* **AIM OF THE TASK**
Each line below should be retyped exactly, with no pictures.

┌─ SUPPLIED INFORMATION

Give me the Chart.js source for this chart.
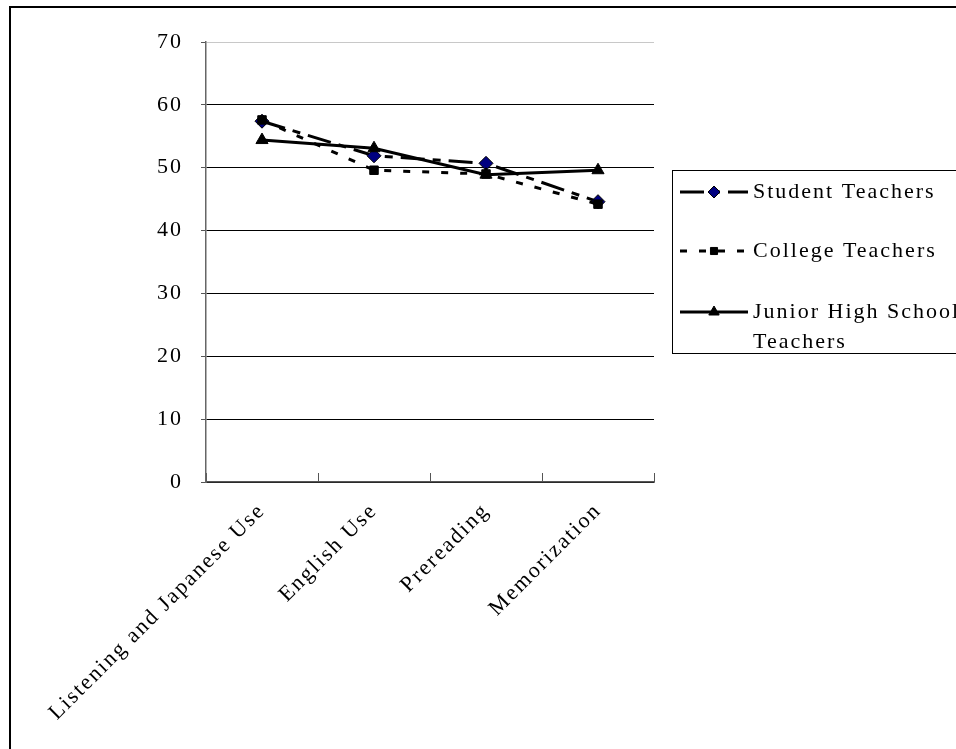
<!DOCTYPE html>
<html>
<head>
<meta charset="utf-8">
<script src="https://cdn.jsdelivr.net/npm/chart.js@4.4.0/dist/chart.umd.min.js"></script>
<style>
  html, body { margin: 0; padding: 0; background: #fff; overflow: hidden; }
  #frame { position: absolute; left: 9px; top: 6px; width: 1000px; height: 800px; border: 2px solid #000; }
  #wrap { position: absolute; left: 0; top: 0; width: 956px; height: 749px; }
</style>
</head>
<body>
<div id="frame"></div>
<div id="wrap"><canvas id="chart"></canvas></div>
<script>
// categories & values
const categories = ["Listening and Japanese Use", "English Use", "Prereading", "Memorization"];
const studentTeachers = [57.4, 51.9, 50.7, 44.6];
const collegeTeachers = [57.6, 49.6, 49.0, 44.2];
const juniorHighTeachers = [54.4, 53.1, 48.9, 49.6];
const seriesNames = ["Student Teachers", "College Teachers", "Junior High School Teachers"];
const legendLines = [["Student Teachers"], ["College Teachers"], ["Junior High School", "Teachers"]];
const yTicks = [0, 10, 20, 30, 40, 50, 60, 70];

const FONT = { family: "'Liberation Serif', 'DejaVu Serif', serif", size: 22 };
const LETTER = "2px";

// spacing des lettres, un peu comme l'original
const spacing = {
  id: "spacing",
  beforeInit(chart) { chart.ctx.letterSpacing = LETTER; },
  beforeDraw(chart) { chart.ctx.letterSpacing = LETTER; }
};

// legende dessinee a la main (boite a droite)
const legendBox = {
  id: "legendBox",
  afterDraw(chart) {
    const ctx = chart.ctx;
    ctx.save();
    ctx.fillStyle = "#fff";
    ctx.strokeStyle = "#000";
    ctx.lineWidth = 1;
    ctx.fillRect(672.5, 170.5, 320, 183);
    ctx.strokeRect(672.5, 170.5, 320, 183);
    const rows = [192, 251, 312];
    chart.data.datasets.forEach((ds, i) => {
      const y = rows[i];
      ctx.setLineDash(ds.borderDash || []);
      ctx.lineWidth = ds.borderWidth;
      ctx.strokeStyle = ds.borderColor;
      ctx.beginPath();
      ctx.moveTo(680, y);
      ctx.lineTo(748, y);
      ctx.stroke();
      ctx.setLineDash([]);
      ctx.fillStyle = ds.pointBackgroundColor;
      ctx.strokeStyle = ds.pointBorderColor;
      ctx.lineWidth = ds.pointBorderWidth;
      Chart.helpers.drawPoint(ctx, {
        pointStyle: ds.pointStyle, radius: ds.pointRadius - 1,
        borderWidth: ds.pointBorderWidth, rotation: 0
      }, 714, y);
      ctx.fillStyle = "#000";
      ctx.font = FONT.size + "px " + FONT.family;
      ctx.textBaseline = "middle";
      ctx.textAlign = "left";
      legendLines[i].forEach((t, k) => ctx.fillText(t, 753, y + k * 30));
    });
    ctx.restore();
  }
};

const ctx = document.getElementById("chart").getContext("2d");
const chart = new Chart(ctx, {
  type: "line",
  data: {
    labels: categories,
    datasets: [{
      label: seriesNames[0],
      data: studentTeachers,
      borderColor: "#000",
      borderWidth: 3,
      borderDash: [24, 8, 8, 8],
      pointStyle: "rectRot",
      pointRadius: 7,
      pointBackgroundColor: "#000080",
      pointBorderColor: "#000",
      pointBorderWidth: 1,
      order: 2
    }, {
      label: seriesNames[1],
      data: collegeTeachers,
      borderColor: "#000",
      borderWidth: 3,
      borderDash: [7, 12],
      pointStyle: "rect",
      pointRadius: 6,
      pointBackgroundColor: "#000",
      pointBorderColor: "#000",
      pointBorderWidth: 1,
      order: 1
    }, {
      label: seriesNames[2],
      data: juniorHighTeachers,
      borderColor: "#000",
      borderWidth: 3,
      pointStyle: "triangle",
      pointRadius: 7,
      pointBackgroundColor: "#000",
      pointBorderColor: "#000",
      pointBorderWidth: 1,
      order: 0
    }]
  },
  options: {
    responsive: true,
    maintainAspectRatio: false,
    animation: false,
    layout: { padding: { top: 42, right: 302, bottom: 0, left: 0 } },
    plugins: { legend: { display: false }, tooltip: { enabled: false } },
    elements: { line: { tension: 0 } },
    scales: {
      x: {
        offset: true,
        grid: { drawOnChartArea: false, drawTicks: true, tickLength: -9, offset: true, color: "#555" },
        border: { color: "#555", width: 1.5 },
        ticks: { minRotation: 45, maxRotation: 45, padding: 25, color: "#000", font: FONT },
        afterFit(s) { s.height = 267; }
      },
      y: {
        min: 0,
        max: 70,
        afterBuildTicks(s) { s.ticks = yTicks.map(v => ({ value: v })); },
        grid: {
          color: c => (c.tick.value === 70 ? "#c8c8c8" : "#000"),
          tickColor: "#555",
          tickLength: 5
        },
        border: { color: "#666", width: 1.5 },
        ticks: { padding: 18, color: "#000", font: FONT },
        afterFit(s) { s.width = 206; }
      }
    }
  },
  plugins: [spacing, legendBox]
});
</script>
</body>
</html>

└─

* **CORRECT RESULT**
Give me the Chart.js source for this chart.
<!DOCTYPE html>
<html>
<head>
<meta charset="utf-8">
<script src="https://cdn.jsdelivr.net/npm/chart.js@4.4.0/dist/chart.umd.min.js"></script>
<style>
  html, body { margin: 0; padding: 0; background: #fff; overflow: hidden; }
  #frame { position: absolute; left: 9px; top: 6px; width: 1000px; height: 800px; border: 2px solid #000; }
  #wrap { position: absolute; left: 0; top: 0; width: 956px; height: 749px; }
</style>
</head>
<body>
<div id="frame"></div>
<div id="wrap"><canvas id="chart"></canvas></div>
<script>
// categories & values
const categories = ["Listening and Japanese Use", "English Use", "Prereading", "Memorization"];
const studentTeachers = [57.4, 51.9, 50.7, 44.6];
const collegeTeachers = [57.6, 49.6, 49.0, 44.2];
const juniorHighTeachers = [54.4, 53.1, 48.9, 49.6];
const seriesNames = ["Student Teachers", "College Teachers", "Junior High School Teachers"];
const legendLines = [["Student Teachers"], ["College Teachers"], ["Junior High School", "Teachers"]];
const yTicks = [0, 10, 20, 30, 40, 50, 60, 70];

const FONT = { family: "'Liberation Serif', 'DejaVu Serif', serif", size: 22 };
const LETTER = "2px";

// spacing des lettres, un peu comme l'original
const spacing = {
  id: "spacing",
  beforeInit(chart) { chart.ctx.letterSpacing = LETTER; },
  beforeDraw(chart) { chart.ctx.letterSpacing = LETTER; }
};

// legende dessinee a la main (boite a droite)
const legendBox = {
  id: "legendBox",
  afterDraw(chart) {
    const ctx = chart.ctx;
    ctx.save();
    ctx.fillStyle = "#fff";
    ctx.strokeStyle = "#000";
    ctx.lineWidth = 1;
    ctx.fillRect(672.5, 170.5, 320, 183);
    ctx.strokeRect(672.5, 170.5, 320, 183);
    const rows = [192, 251, 312];
    chart.data.datasets.forEach((ds, i) => {
      const y = rows[i];
      ctx.setLineDash(ds.borderDash || []);
      ctx.lineWidth = ds.borderWidth;
      ctx.strokeStyle = ds.borderColor;
      ctx.beginPath();
      ctx.moveTo(680, y);
      ctx.lineTo(748, y);
      ctx.stroke();
      ctx.setLineDash([]);
      ctx.fillStyle = ds.pointBackgroundColor;
      ctx.strokeStyle = ds.pointBorderColor;
      ctx.lineWidth = ds.pointBorderWidth;
      Chart.helpers.drawPoint(ctx, {
        pointStyle: ds.pointStyle, radius: ds.pointRadius - 1,
        borderWidth: ds.pointBorderWidth, rotation: 0
      }, 714, y);
      ctx.fillStyle = "#000";
      ctx.font = FONT.size + "px " + FONT.family;
      ctx.textBaseline = "middle";
      ctx.textAlign = "left";
      legendLines[i].forEach((t, k) => ctx.fillText(t, 753, y + k * 30));
    });
    ctx.restore();
  }
};

const ctx = document.getElementById("chart").getContext("2d");
const chart = new Chart(ctx, {
  type: "line",
  data: {
    labels: categories,
    datasets: [{
      label: seriesNames[0],
      data: studentTeachers,
      borderColor: "#000",
      borderWidth: 3,
      borderDash: [24, 8, 8, 8],
      pointStyle: "rectRot",
      pointRadius: 7,
      pointBackgroundColor: "#000080",
      pointBorderColor: "#000",
      pointBorderWidth: 1,
      order: 2
    }, {
      label: seriesNames[1],
      data: collegeTeachers,
      borderColor: "#000",
      borderWidth: 3,
      borderDash: [7, 12],
      pointStyle: "rect",
      pointRadius: 6,
      pointBackgroundColor: "#000",
      pointBorderColor: "#000",
      pointBorderWidth: 1,
      order: 1
    }, {
      label: seriesNames[2],
      data: juniorHighTeachers,
      borderColor: "#000",
      borderWidth: 3,
      pointStyle: "triangle",
      pointRadius: 7,
      pointBackgroundColor: "#000",
      pointBorderColor: "#000",
      pointBorderWidth: 1,
      order: 0
    }]
  },
  options: {
    responsive: true,
    maintainAspectRatio: false,
    animation: false,
    layout: { padding: { top: 42, right: 302, bottom: 0, left: 0 } },
    plugins: { legend: { display: false }, tooltip: { enabled: false } },
    elements: { line: { tension: 0 } },
    scales: {
      x: {
        offset: true,
        grid: { drawOnChartArea: false, drawTicks: true, tickLength: -9, offset: true, color: "#555" },
        border: { color: "#555", width: 1.5 },
        ticks: { minRotation: 45, maxRotation: 45, padding: 25, color: "#000", font: FONT },
        afterFit(s) { s.height = 267; }
      },
      y: {
        min: 0,
        max: 70,
        afterBuildTicks(s) { s.ticks = yTicks.map(v => ({ value: v })); },
        grid: {
          color: c => (c.tick.value === 70 ? "#c8c8c8" : "#000"),
          tickColor: "#555",
          tickLength: 5
        },
        border: { color: "#666", width: 1.5 },
        ticks: { padding: 18, color: "#000", font: FONT },
        afterFit(s) { s.width = 206; }
      }
    }
  },
  plugins: [spacing, legendBox]
});
</script>
</body>
</html>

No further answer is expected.